QUERY_BUFFER_MB (default 500) caps the intermediate buffers any single query can hold. Checked at every collection site (ordered find buffer, aggregate hash tables, OR KeySet, AND-intersection KeySets, bulk-delete/update key list, btree hash collection). When exceeded → {"error":"query memory buffer exceeded; narrow criteria, add limit/offset, or stream via fetch+cursor"}. Prevents one bad query from monopolising RAM. Pair with whole-process containment (MemoryMax=, cgroup memory.max) as a backstop.

Crash consistency

  • Writes — atomic 8B store on the kf slot is the commit (see above). Crash before that = invisible record + orphaned segment bytes. Crash after = durable record.
  • kf resplits — build <NNN>.kf.new, rename atomically. Crash before rename = original intact (staged file unlinked on startup). Crash after = new file in place.
  • Direction-C seg compaction — each record's migration is a single kf_repoint_at_slot atomic store. Crash mid-compaction leaves a partially-drained donor seg, which the next vacuum picks up.
  • Schema mutations (vacuum --compact, add-field, etc.) — build the new tree under .new paths, rename atomically. Same as v1.
  • Startup sweep — any leftover .new files under any object are unlinked on startup before accepting connections.

What's NOT transactional

shard-db is not a multi-statement ACID database. There are no transactions across records. CAS is per-record (insert if_not_exists, update if:{...}) and gives you optimistic concurrency control without locks.

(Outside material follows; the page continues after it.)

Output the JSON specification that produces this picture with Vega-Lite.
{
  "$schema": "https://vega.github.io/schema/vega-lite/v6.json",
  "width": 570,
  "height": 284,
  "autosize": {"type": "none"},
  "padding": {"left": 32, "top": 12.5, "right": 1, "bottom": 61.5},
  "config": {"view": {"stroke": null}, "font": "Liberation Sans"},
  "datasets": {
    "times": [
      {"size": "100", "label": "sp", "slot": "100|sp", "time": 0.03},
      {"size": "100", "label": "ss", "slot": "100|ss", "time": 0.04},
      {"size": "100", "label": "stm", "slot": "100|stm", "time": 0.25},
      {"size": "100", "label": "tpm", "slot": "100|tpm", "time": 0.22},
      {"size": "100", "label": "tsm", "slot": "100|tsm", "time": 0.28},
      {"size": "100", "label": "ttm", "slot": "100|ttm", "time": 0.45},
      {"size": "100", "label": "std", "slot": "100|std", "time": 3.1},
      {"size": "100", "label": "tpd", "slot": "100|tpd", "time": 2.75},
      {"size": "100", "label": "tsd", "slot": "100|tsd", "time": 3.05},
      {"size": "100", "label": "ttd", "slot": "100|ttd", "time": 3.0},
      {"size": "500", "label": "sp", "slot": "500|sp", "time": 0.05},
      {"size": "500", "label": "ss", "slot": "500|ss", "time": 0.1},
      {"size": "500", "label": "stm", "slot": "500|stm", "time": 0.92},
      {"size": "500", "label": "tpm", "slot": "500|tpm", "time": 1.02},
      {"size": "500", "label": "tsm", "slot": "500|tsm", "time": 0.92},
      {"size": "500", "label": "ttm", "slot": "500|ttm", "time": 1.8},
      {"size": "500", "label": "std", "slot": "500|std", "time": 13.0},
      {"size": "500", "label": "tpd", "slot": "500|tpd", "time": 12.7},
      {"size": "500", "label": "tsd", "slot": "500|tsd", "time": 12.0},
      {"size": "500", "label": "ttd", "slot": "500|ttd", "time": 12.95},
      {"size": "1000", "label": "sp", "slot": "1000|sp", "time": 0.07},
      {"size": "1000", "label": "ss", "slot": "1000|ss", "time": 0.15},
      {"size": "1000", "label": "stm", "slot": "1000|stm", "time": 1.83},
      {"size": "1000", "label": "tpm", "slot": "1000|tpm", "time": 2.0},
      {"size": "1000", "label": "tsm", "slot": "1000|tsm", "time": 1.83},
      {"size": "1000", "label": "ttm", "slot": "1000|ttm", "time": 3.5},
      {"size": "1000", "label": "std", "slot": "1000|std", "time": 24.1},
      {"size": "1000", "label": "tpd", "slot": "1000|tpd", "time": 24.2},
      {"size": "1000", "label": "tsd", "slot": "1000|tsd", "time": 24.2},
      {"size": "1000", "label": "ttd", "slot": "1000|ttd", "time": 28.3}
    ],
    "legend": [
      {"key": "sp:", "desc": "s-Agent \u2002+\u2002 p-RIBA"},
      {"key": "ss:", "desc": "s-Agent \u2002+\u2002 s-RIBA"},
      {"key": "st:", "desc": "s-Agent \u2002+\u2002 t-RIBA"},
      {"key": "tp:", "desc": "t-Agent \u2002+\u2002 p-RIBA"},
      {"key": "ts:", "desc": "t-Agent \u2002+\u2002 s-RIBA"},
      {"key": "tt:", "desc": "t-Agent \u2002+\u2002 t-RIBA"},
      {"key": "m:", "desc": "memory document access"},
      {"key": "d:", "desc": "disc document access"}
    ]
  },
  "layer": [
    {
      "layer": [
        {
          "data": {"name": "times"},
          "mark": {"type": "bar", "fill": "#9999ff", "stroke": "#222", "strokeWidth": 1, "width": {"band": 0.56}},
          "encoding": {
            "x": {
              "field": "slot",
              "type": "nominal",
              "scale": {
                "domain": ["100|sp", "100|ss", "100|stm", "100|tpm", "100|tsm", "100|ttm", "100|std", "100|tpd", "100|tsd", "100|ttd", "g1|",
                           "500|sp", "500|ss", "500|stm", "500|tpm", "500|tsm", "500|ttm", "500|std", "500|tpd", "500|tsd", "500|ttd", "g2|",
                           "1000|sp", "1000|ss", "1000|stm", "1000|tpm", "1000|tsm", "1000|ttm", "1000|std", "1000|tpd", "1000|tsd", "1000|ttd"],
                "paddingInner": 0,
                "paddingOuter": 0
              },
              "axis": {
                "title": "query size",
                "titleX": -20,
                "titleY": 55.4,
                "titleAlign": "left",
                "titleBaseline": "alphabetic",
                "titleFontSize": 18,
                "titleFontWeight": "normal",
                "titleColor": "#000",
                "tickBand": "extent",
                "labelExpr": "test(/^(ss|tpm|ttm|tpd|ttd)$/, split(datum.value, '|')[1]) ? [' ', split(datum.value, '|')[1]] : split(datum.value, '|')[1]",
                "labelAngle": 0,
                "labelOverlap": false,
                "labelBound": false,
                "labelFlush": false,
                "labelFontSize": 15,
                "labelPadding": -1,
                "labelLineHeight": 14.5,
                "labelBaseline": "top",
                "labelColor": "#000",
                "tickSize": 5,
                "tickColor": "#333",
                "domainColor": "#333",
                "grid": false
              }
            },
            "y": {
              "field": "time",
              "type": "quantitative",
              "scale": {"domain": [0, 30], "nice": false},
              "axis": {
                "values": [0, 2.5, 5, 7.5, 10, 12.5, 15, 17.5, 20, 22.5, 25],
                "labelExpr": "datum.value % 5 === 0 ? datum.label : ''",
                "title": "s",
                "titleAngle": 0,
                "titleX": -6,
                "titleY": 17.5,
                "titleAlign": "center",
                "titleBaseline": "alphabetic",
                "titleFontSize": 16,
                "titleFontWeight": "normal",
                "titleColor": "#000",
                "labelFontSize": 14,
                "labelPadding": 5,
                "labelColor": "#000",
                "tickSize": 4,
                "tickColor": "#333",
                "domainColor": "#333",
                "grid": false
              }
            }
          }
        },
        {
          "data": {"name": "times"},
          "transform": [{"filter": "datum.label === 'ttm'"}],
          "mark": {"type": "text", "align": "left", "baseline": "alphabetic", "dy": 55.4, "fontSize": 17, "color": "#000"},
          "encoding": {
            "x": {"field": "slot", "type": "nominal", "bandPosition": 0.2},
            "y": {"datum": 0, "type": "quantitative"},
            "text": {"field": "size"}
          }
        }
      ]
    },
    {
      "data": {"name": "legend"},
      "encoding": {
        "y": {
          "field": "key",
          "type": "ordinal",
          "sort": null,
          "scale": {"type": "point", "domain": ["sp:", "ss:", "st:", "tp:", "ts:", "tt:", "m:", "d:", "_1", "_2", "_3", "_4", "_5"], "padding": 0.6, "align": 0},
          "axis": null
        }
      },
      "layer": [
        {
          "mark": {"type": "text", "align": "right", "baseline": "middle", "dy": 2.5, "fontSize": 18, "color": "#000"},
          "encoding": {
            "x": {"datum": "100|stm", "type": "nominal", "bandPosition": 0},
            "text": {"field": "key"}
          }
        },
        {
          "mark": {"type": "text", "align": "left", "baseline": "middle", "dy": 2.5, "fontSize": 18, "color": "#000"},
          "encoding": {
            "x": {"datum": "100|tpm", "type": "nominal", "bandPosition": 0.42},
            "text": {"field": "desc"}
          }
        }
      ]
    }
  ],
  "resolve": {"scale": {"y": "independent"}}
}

If you need to update two records atomically, your options are:

  • Write-ahead log your intent into a third record as a staging step.
  • Use bulk-update with criteria — still per-record CAS, but batched.
  • Combine auto_update with a version:long:default=seq(...) field and compare-and-swap on version.

Connection scaling

Each connection runs on a worker thread (bounded by WORKERS, default = max(nproc, 4)). The accept loop in src/db/server.c uses poll(2) on both Linux and macOS — the listen socket is a single fd, so epoll's selectivity has nothing to gain over the POSIX baseline poll, and one accept path runs everywhere. Ready connections are handed off to the worker queue. Single connection is not a bottleneck — pipelining multiple JSON requests over one socket gets close to per-connection line rate.

Cache pressure: every active connection allocates a MAX_REQUEST_SIZE-byte read buffer. At the default 32 MB, 100 concurrent connections = 3.2 GB. Raise MAX_REQUEST_SIZE deliberately.

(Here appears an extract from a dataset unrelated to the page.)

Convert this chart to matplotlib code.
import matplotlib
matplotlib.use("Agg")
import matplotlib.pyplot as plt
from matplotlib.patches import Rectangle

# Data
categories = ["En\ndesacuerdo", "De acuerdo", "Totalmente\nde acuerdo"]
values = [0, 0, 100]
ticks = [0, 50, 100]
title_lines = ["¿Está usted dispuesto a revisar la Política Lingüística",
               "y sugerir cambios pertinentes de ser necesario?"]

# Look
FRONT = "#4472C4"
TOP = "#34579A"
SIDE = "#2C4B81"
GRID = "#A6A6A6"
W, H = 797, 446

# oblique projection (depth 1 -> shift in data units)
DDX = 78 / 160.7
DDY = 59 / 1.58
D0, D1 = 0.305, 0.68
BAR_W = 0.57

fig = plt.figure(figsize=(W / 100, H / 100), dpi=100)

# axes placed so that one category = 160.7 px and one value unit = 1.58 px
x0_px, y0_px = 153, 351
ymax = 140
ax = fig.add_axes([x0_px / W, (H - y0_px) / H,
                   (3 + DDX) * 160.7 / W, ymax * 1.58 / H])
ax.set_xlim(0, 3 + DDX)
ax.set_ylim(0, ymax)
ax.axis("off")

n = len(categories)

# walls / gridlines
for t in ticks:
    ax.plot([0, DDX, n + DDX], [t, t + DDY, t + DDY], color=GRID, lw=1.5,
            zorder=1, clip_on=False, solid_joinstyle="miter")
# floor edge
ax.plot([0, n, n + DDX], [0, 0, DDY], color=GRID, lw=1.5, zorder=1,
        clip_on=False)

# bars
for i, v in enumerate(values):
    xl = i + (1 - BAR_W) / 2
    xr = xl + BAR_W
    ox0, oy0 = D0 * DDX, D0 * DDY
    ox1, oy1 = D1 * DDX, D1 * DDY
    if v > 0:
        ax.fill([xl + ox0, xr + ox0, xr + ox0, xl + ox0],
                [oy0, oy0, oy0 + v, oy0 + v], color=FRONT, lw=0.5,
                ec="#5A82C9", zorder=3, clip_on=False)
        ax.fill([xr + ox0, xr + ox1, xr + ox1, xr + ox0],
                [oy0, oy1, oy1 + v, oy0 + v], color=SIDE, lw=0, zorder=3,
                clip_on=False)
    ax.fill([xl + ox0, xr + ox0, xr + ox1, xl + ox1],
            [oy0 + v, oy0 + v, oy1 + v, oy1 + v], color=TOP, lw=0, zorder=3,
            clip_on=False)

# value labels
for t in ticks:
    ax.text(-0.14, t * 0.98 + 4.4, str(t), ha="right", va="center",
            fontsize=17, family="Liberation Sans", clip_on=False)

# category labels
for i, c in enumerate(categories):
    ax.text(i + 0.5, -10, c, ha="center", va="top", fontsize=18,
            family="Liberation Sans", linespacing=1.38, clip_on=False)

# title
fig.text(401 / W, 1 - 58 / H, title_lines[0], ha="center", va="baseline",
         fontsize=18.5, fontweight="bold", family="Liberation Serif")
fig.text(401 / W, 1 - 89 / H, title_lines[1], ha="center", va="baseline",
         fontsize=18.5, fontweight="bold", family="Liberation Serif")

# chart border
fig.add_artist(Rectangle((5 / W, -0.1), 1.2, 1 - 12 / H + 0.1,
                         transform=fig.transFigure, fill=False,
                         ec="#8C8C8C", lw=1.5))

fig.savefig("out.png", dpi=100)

Sanitizer-clean as of 2026.05.4

The full 77-case suite runs cleanly under both AddressSanitizer and ThreadSanitizer (see the 2026.05.4 release notes for the bug list and per-site fixes). Notable patterns enforced:

  • _Atomic int for every cross-thread stop flag (g_log_running, server_running, active_threads, in_flight_writes, g_scan_stop, QueryDeadline.timed_out).
  • localtimelocaltime_r everywhere (libc's non-reentrant localtime returned a shared static buffer, racing across concurrent log calls).
  • parallel_for's help-drain race fixed with an _Atomic int finishing counter — caller waits for both remaining==0 AND finishing==0 before destroying the pool group.

Two known patterns remain suppressed (documented inline in .tsan.supp): the bt_acquire / segcache_acquire / kfcache_acquire verify-retry lock-order false positive (release happens between acquires; TSan tracks cycles without modeling unlocks), and the seg_record_emit byte-level races where the byte-18 flag is the release-store/acquire-load synchronisation point for the full record (C11 guarantees coherency after observing flag==1; TSan tracks each byte independently).